A la base, c'est Louis-Marie et moi, puis Marion nous a rejoint jusqu'à French Manucure. Ensuite Marion s'est principalement occupée de son propre projet musical (Fille du Calvaire) tout en participant à au moins un titre de chaque album (78 overdrive pour celui-ci). Baptiste nous a rejoint à partir du EP Laura Gemser.
Nous confrontons nos propres idées, nous regardons celles qui s'adaptent entre elles, nous discutons beaucoup, détaille Jean. Si un membre n'est pas d'accord sur un mot ou un son, pas d'hésitation : nous remplaçons l'objet du litige. Car il faut que chacun soit en osmose avec chaque titre, sinon c'est impossible à jouer en live.
Un processus de maturation plus lent que pénible.
Ecrire n’est pas si compliqué, tranche Jean. Trouver une légitimité à un texte ou un morceau, cela nous demande beaucoup plus de temps. Nous pouvons bosser un titre durant six mois, pour finalement le foutre à la poubelle. De même, la base des titres vient très très vite. L’étape suivante, qui consiste à travailler les morceaux jusqu’au point limite, exige effectivement un temps beaucoup plus long.
Nous essayons de sortir un album ou un EP tous les deux ans, souligne-t-il. Sans calcul stratégique. Dès que nous ressentons le besoin d’exprimer un état d’esprit, c’est-à-dire le nôtre, nous confrontons nos idées, enregistrons des titres que personne n’entendra, et puis, avec de la chance, plusieurs lignes directives verront le jour. À nous, ensuite, de choisir laquelle correspondra le plus à notre humeur de l’instant.

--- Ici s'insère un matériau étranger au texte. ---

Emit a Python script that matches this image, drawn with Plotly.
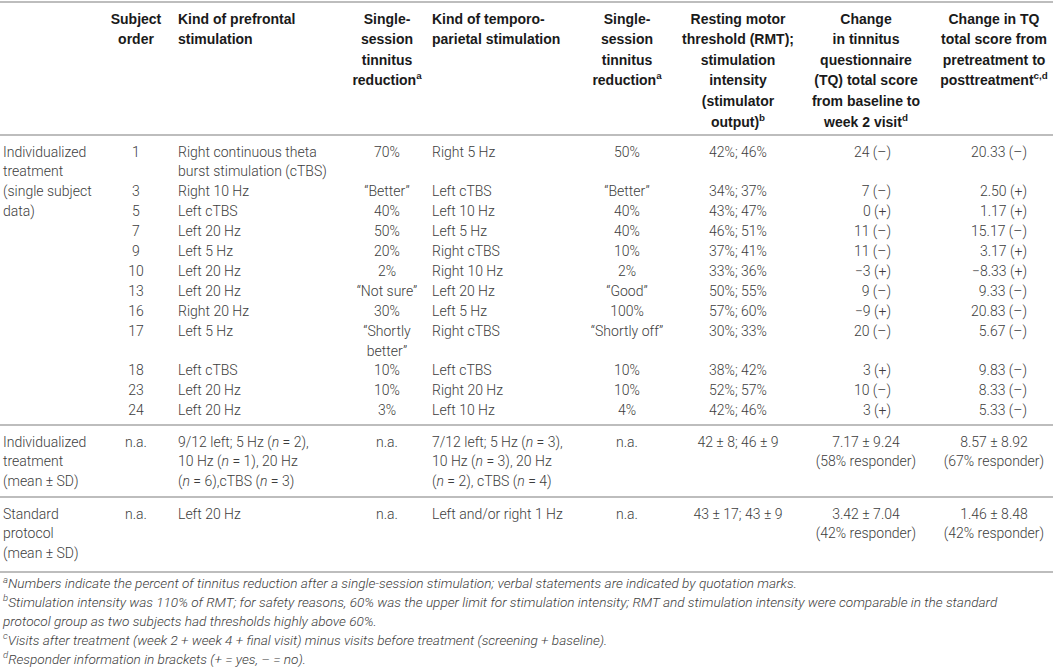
import plotly.graph_objects as go

# ---- table content ---------------------------------------------------------
header_titles = [
    "",
    "Subject<br>order",
    "Kind of prefrontal<br>stimulation",
    "Single-<br>session<br>tinnitus<br>reduction<sup>a</sup>",
    "Kind of temporo-<br>parietal stimulation",
    "Single-<br>session<br>tinnitus<br>reduction<sup>a</sup>",
    "Resting motor<br>threshold (RMT);<br>stimulation<br>intensity<br>(stimulator<br>output)<sup>b</sup>",
    "Change<br>in tinnitus<br>questionnaire<br>(TQ) total score<br>from baseline to<br>week 2 visit<sup>d</sup>",
    "Change in TQ<br>total score from<br>pretreatment to<br>posttreatment<sup>c,d</sup>",
]

group_labels = [
    "Individualized<br>treatment<br>(single subject<br>data)",
    "Individualized<br>treatment<br>(mean ± SD)",
    "Standard<br>protocol<br>(mean ± SD)",
]

subject_order = [1, 3, 5, 7, 9, 10, 13, 16, 17, 18, 23, 24]
prefrontal = ["Right continuous theta<br>burst stimulation (cTBS)", "Right 10 Hz", "Left cTBS",
              "Left 20 Hz", "Left 5 Hz", "Left 20 Hz", "Left 20 Hz", "Right 20 Hz",
              "Left 5 Hz", "Left cTBS", "Left 20 Hz", "Left 20 Hz"]
prefrontal_reduction = ["70%", "“Better”", "40%", "50%", "20%", "2%", "“Not sure”", "30%",
                        "“Shortly<br>better”", "10%", "10%", "3%"]
temporoparietal = ["Right 5 Hz", "Left cTBS", "Left 10 Hz", "Left 5 Hz", "Right cTBS",
                   "Right 10 Hz", "Left 20 Hz", "Left 5 Hz", "Right cTBS", "Left cTBS",
                   "Right 20 Hz", "Left 10 Hz"]
temporoparietal_reduction = ["50%", "“Better”", "40%", "40%", "10%", "2%", "“Good”", "100%",
                             "“Shortly off”", "10%", "10%", "4%"]
rmt_intensity = ["42%; 46%", "34%; 37%", "43%; 47%", "46%; 51%", "37%; 41%", "33%; 36%",
                 "50%; 55%", "57%; 60%", "30%; 33%", "38%; 42%", "52%; 57%", "42%; 46%"]
tq_week2 = [24, 7, 0, 11, 11, -3, 9, -9, 20, 3, 10, 3]
tq_week2_responder = ["–", "–", "+", "–", "–", "+", "–", "+", "–", "+", "–", "+"]
tq_pre_post = [20.33, 2.50, 1.17, 15.17, 3.17, -8.33, 9.33, 20.83, 5.67, 9.83, 8.33, 5.33]
tq_pre_post_responder = ["–", "+", "+", "–", "+", "+", "–", "–", "–", "–", "–", "–"]

summary_order = ["n.a.", "n.a."]
summary_prefrontal = ["9/12 left; 5 Hz (<i>n</i> = 2),<br>10 Hz (<i>n</i> = 1), 20 Hz<br>(<i>n</i> = 6),cTBS (<i>n</i> = 3)",
                      "Left 20 Hz"]
summary_prefrontal_reduction = ["n.a.", "n.a."]
summary_temporoparietal = ["7/12 left; 5 Hz (<i>n</i> = 3),<br>10 Hz (<i>n</i> = 3), 20 Hz<br>(<i>n</i> = 2), cTBS (<i>n</i> = 4)",
                           "Left and/or right 1 Hz"]
summary_temporoparietal_reduction = ["n.a.", "n.a."]
summary_rmt = ["42 ± 8; 46 ± 9", "43 ± 17; 43 ± 9"]
summary_tq_week2 = ["7.17 ± 9.24<br>(58% responder)", "3.42 ± 7.04<br>(42% responder)"]
summary_tq_pre_post = ["8.57 ± 8.92<br>(67% responder)", "1.46 ± 8.48<br>(42% responder)"]

footnotes = [
    "<sup>a</sup>Numbers indicate the percent of tinnitus reduction after a single-session stimulation; verbal statements are indicated by quotation marks.",
    "<sup>b</sup>Stimulation intensity was 110% of RMT; for safety reasons, 60% was the upper limit for stimulation intensity; RMT and stimulation intensity were comparable in the standard",
    "protocol group as two subjects had thresholds highly above 60%.",
    "<sup>c</sup>Visits after treatment (week 2 + week 4 + final visit) minus visits before treatment (screening + baseline).",
    "<sup>d</sup>Responder information in brackets (+ = yes, – = no).",
]

# ---- layout constants ------------------------------------------------------
W, H = 1053, 669
col_x = [3, 136, 178, 387, 432, 627, 738, 866, 994]
col_pos = ["middle right", "middle center", "middle right", "middle center", "middle right",
           "middle center", "middle center", "middle center", "middle center"]
col_right = {7: 891, 8: 1027}
header_top, header_step = 20, 20.6
group_top = [153, 443, 515]
line_step = 19.9
rules = [2, 135, 425, 497, 572]
foot_top, foot_step = 585, 18.8

BODY = dict(family="Roboto", size=14, color="#3d3d3d", weight=300)
HEAD = dict(family="Liberation Sans", size=14, color="#1a1a1a", weight=700)
FOOT = dict(family="Roboto", size=13.6, color="#3d3d3d", weight=300, style="italic")


def minus(s):
    return s.replace("-", "−")


single_rows = []
for i in range(len(subject_order)):
    single_rows.append([
        str(subject_order[i]), prefrontal[i], prefrontal_reduction[i], temporoparietal[i],
        temporoparietal_reduction[i], rmt_intensity[i],
        minus(f"{tq_week2[i]:d}") + f" ({tq_week2_responder[i]})",
        minus(f"{tq_pre_post[i]:.2f}") + f" ({tq_pre_post_responder[i]})",
    ])
summary_rows = [list(r) for r in zip(summary_order, summary_prefrontal, summary_prefrontal_reduction,
                                     summary_temporoparietal, summary_temporoparietal_reduction,
                                     summary_rmt, summary_tq_week2, summary_tq_pre_post)]
groups = [single_rows, [summary_rows[0]], [summary_rows[1]]]

fig = go.Figure()

# header
hx, hy, ht, hp = [], [], [], []
for c, title in enumerate(header_titles):
    if not title:
        continue
    for j, part in enumerate(title.split("<br>")):
        hx.append(col_x[c])
        hy.append(header_top + j * header_step)
        ht.append(part)
        hp.append(col_pos[c])
fig.add_trace(go.Scatter(x=hx, y=hy, text=ht, mode="text", textposition=hp,
                         textfont=HEAD, hoverinfo="skip"))

# body
bx, by, bt, bp = [], [], [], []
for g, rows in enumerate(groups):
    y0 = group_top[g]
    for j, part in enumerate(group_labels[g].split("<br>")):
        bx.append(col_x[0])
        by.append(y0 + j * line_step)
        bt.append(part)
        bp.append(col_pos[0])
    k = 0
    for row in rows:
        n = 1
        for c, cell in enumerate(row, start=1):
            parts = cell.split("<br>")
            n = max(n, len(parts))
            for j, part in enumerate(parts):
                if g == 0 and c in col_right:
                    bx.append(col_right[c])
                    bp.append("middle left")
                else:
                    bx.append(col_x[c])
                    bp.append(col_pos[c])
                by.append(y0 + (k + j) * line_step)
                bt.append(part)
        k += n
fig.add_trace(go.Scatter(x=bx, y=by, text=bt, mode="text", textposition=bp,
                         textfont=BODY, hoverinfo="skip"))

# footnotes
fig.add_trace(go.Scatter(x=[col_x[0]] * len(footnotes),
                         y=[foot_top + j * foot_step for j in range(len(footnotes))],
                         text=footnotes, mode="text", textposition="middle right",
                         textfont=FOOT, hoverinfo="skip"))

for y in rules:
    fig.add_shape(type="line", x0=0, x1=W, y0=y, y1=y, xref="x", yref="y",
                  line=dict(color="#bdbdbd", width=2))

fig.update_layout(
    width=W, height=H,
    margin=dict(l=0, r=0, t=0, b=0),
    paper_bgcolor="white", plot_bgcolor="white",
    showlegend=False, hovermode=False, dragmode=False,
    xaxis=dict(range=[0, W], visible=False, fixedrange=True),
    yaxis=dict(range=[H, 0], visible=False, fixedrange=True),
)

# page body has a default 8px margin; drop it so the figure sits at the corner
fig.write_html("out.html", config={"displayModeBar": False},
               post_script="document.body.style.margin='0';")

Pour finaliser Front Wave, Summer a néanmoins à nouveau fait appel à l'ex-Bubblies... Triboulet.
Triboulet avait déjà produit RDV Drague, avec (Michel) Cloup, puis mixé et masterisé le précédent, Hot Servitude.
Louis-Marie est très doué dans l’art du mix et du mastering, mais parfois, ce qui est naturel, il nous faut un regard extérieur pour trouver les solutions sur lesquelles nous bloquons. Disons qu’une solution peut nous demander trois semaines de travail, alors que Triboulet, de son côté, résoudra le questionnement en dix minutes.

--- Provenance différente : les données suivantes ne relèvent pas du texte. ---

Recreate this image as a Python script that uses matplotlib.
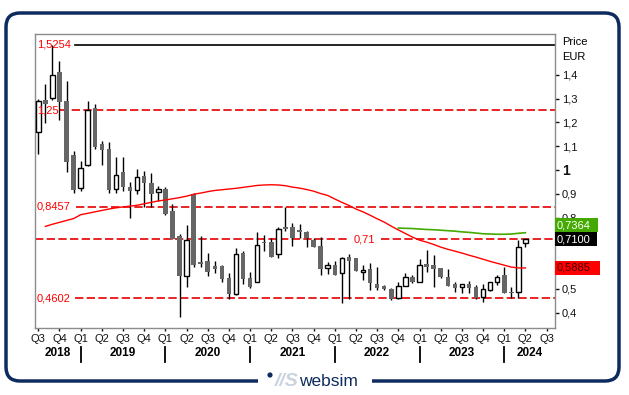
import matplotlib
matplotlib.use('Agg')
import matplotlib.pyplot as plt
import matplotlib.transforms as mtransforms
from matplotlib.patches import FancyBboxPatch, Rectangle, Circle

plt.rcParams['font.family'] = ['Liberation Sans', 'DejaVu Sans']

# monthly candles, Jul 2018 .. Apr 2024 (index 0 = Jul 2018)
opens = [1.158, 1.294, 1.301, 1.413, 1.291, 1.063, 0.924, 1.021, 1.261, 1.109,
         1.088, 0.919, 0.993, 0.929, 0.917, 0.976, 0.944, 0.906, 0.920, 0.829,
         0.723, 0.556, 0.898, 0.613, 0.619, 0.598, 0.598, 0.547, 0.478, 0.651,
         0.547, 0.531, 0.697, 0.697, 0.646, 0.760, 0.760, 0.748, 0.738, 0.706,
         0.681, 0.587, 0.600, 0.566, 0.633, 0.629, 0.570, 0.584, 0.521, 0.513,
         0.501, 0.461, 0.514, 0.549, 0.531, 0.604, 0.601, 0.587, 0.549, 0.520,
         0.507, 0.520, 0.507, 0.468, 0.494, 0.531, 0.559, 0.489, 0.486, 0.695]
highs = [1.298, 1.361, 1.5254, 1.458, 1.375, 1.081, 1.039, 1.291, 1.277, 1.120,
         1.116, 1.053, 1.053, 0.951, 1.004, 0.994, 0.986, 0.934, 0.930, 0.856,
         0.730, 0.769, 0.902, 0.723, 0.650, 0.618, 0.600, 0.566, 0.674, 0.660,
         0.571, 0.741, 0.727, 0.715, 0.759, 0.843, 0.777, 0.773, 0.745, 0.713,
         0.720, 0.615, 0.619, 0.636, 0.647, 0.631, 0.601, 0.608, 0.594, 0.518,
         0.503, 0.531, 0.566, 0.558, 0.626, 0.664, 0.643, 0.589, 0.583, 0.531,
         0.522, 0.534, 0.517, 0.520, 0.530, 0.559, 0.591, 0.510, 0.706, 0.712]
lows = [1.067, 1.196, 1.295, 1.210, 0.990, 0.905, 0.910, 1.015, 1.090, 1.021,
        0.905, 0.902, 0.913, 0.797, 0.899, 0.846, 0.843, 0.871, 0.812, 0.708,
        0.384, 0.507, 0.594, 0.594, 0.556, 0.569, 0.531, 0.458, 0.476, 0.520,
        0.506, 0.528, 0.661, 0.633, 0.629, 0.745, 0.682, 0.713, 0.678, 0.675,
        0.559, 0.562, 0.557, 0.443, 0.457, 0.574, 0.538, 0.496, 0.496, 0.496,
        0.454, 0.459, 0.512, 0.524, 0.528, 0.570, 0.510, 0.545, 0.512, 0.489,
        0.482, 0.482, 0.457, 0.447, 0.492, 0.517, 0.482, 0.461, 0.461, 0.678]
closes = [1.291, 1.277, 1.399, 1.287, 1.035, 0.917, 1.007, 1.252, 1.095, 1.085,
          0.917, 0.980, 0.930, 0.913, 0.972, 0.944, 0.899, 0.920, 0.815, 0.710,
          0.556, 0.706, 0.601, 0.605, 0.570, 0.585, 0.543, 0.478, 0.647, 0.543,
          0.510, 0.684, 0.695, 0.636, 0.751, 0.753, 0.716, 0.738, 0.713, 0.678,
          0.584, 0.600, 0.559, 0.629, 0.619, 0.576, 0.580, 0.527, 0.504, 0.499,
          0.460, 0.511, 0.549, 0.528, 0.601, 0.594, 0.584, 0.549, 0.514, 0.506,
          0.520, 0.506, 0.464, 0.499, 0.528, 0.552, 0.484, 0.483, 0.675, 0.710]

# long moving average (red), starts at index 1
ma_red = [0.763, 0.772, 0.780, 0.788, 0.796, 0.812, 0.818, 0.824, 0.830, 0.836,
          0.841, 0.845, 0.848, 0.852, 0.858, 0.864, 0.870, 0.874, 0.879, 0.884,
          0.890, 0.898, 0.903, 0.909, 0.914, 0.917, 0.920, 0.923, 0.927, 0.931,
          0.935, 0.937, 0.938, 0.937, 0.934, 0.928, 0.924, 0.918, 0.911, 0.901,
          0.893, 0.878, 0.864, 0.851, 0.836, 0.824, 0.810, 0.795, 0.781, 0.764,
          0.748, 0.733, 0.718, 0.705, 0.697, 0.687, 0.676, 0.667, 0.659, 0.651,
          0.642, 0.634, 0.625, 0.616, 0.608, 0.600, 0.592, 0.5885, 0.5885]
# shorter moving average (green), starts at index 51
ma_green = [0.756, 0.755, 0.754, 0.752, 0.750, 0.749, 0.747, 0.745, 0.743, 0.740,
            0.738, 0.735, 0.732, 0.731, 0.730, 0.730, 0.731, 0.734, 0.7364]

levels = [1.5254, 1.25, 0.8457, 0.71, 0.4602]
level_labels = ['1,5254', '1,25', '0,8457', '0,71', '0,4602']

quarter_labels = ['Q3', 'Q4'] + ['Q1', 'Q2', 'Q3', 'Q4'] * 5 + ['Q1', 'Q2', 'Q3']
years = ['2018', '2019', '2020', '2021', '2022', '2023', '2024']

ytick_vals = [0.4, 0.5, 0.6, 0.7, 0.8, 0.9, 1.0, 1.1, 1.2, 1.3, 1.4]
hidden_ticks = [0.6, 0.7]  # covered by the price boxes in the original

navy = '#0d2b5e'
red = '#ff0000'

fig = plt.figure(figsize=(6.29, 3.95), dpi=100)

# frame in pixel coordinates
bg = fig.add_axes([0, 0, 1, 1], zorder=0)
bg.set_xlim(0, 629)
bg.set_ylim(395, 0)
bg.axis('off')
bg.add_patch(FancyBboxPatch((6, 13), 613, 368, boxstyle='round,pad=0,rounding_size=14',
                            fc='white', ec=navy, lw=2.5))
bg.add_patch(Rectangle((258, 370), 114, 22, fc='white', ec='none'))
bg.add_patch(Circle((270, 375), 2.6, fc=navy, ec='none'))
bg.text(287, 382, '//S', fontsize=14, fontweight='bold', style='italic', color='#c9d3e0',
        ha='center', va='center')
bg.text(299, 382, 'websim', fontsize=12.5, color=navy, ha='left', va='center')

ax = fig.add_axes([35 / 629, 67 / 395, 520 / 629, 294 / 395], zorder=1)
ax.set_xlim(-0.47, 73.19)
ax.set_ylim(0.3361, 1.5714)
for s in ax.spines.values():
    s.set_color('#8c8c8c')
    s.set_linewidth(1)

# candles
n = len(opens)
xs = list(range(n))
ax.vlines(xs, lows, highs, color='black', lw=1.0, zorder=3)
for i in xs:
    o, c = opens[i], closes[i]
    bottom = min(o, c)
    h = max(abs(c - o), 0.004)
    if c >= o:
        ax.bar(i, h, bottom=bottom, width=0.64, color='white', edgecolor='black', lw=1.0, zorder=4)
    else:
        ax.bar(i, h, bottom=bottom, width=0.64, color='#666666', edgecolor='none', zorder=4)

# moving averages
ax.plot(range(1, 1 + len(ma_red)), ma_red, color=red, lw=1.0, zorder=5)
ax.plot(range(51, 51 + len(ma_green)), ma_green, color='#44aa00', lw=1.2, zorder=5)

# horizontal levels
trans = mtransforms.blended_transform_factory(ax.transAxes, ax.transData)
ax.axhline(levels[0], xmin=40 / 520, color='black', lw=1.2, zorder=2)
dash = (0, (5, 2))
ax.axhline(levels[1], xmin=25 / 520, color='#e60000', lw=1.2, ls=dash, zorder=2)
ax.axhline(levels[2], xmin=41 / 520, color='#e60000', lw=1.2, ls=dash, zorder=2)
ax.axhline(levels[3], xmax=313 / 520, color='#e60000', lw=1.2, ls=dash, zorder=2)
ax.axhline(levels[3], xmin=346 / 520, color='#e60000', lw=1.2, ls=dash, zorder=2)
ax.axhline(levels[4], xmin=40 / 520, color='#e60000', lw=1.2, ls=dash, zorder=2)
for k, (v, lab) in enumerate(zip(levels, level_labels)):
    if k == 3:
        ax.text(329 / 520, v, lab, transform=trans, color=red, fontsize=8,
                ha='center', va='center', zorder=6)
    else:
        ax.text(0.004, v, lab, transform=trans, color=red, fontsize=8,
                ha='left', va='center', zorder=6)

# right axis
ax.yaxis.tick_right()
ax.set_yticks(ytick_vals)
ax.set_yticklabels(['' if v in hidden_ticks else ('%g' % v).replace('.', ',')
                    for v in ytick_vals])
ax.tick_params(axis='y', length=3, width=1, pad=2, labelsize=8, colors='#111111')
for t in ax.get_yticklabels():
    if t.get_text() == '1':
        t.set_fontweight('bold')
        t.set_fontsize(10)
ax.text(1.0135, 0.973, 'Price', transform=ax.transAxes, fontsize=8, va='center', ha='left')
ax.text(1.0135, 0.922, 'EUR', transform=ax.transAxes, fontsize=8, va='center', ha='left')

# price boxes on the right
box_h = 14 / 238
boxes = [(0.71 + box_h, '0,7364', '#44aa00', 'white', 43),
         (closes[-1], '0,7100', 'black', 'white', 42),
         (ma_red[-1], '0,5885', '#ff0000', '#4a0000', 45)]
for yc, lab, fc, tc, w in boxes:
    ax.add_patch(Rectangle((1.0, yc - box_h / 2), w / 520, box_h, transform=trans,
                           fc=fc, ec='none', clip_on=False, zorder=7))
    ax.text(1.004, yc, lab, transform=trans, color=tc, fontsize=8,
            ha='left', va='center', zorder=8, clip_on=False)

# x axis: quarters and years
qpos = list(range(0, 3 * len(quarter_labels), 3))
ax.set_xticks(qpos)
ax.set_xticklabels(quarter_labels)
ax.tick_params(axis='x', length=2, width=1, pad=2, labelsize=8, colors='#111111')
xtrans = mtransforms.blended_transform_factory(ax.transData, ax.transAxes)
year_starts = [-0.47, 6, 18, 30, 42, 54, 66, 73.19]
for k, y in enumerate(years):
    mid = (year_starts[k] + year_starts[k + 1]) / 2
    ax.text(mid, -0.085, y, transform=xtrans, fontsize=8.5, fontweight='bold',
            ha='center', va='center')
for xs_ in year_starts[1:-1]:
    ax.plot([xs_, xs_], [-0.065, -0.116], transform=xtrans, color='black', lw=1.3,
            clip_on=False)

fig.savefig('out.png', dpi=100)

Et puis, au-delà de notre amitié et de notre confiance intégrale en Trib’, le Studio de la Trappe, c’est la classe : isolé dans la nature, avec de l’alcool du matin au soir, un terrain de vacances loin de Paris…
Un appel du calme et de la verdure qui ne peut que surprendre à l'écoute de ce nouveau recueil tant Summer semble appliqué à continuer à dresser un mur qui les sépare un peu plus irrémédiablement d'un grand public dont les habitudes d'écoutes ont été cruellement mises en lumière par le récent décès d'une de ses idoles intergénérationnelles.
Entre facilité et intensité, entre convention et immersion, Summer ne doute pas un instant de ses choix. En 21 minutes intenses, le groupe ajoute donc huit de ces briques fondamentales, musicales et verbales qui offrent une version audio d'univers à la Alan Parker d'une autre époque.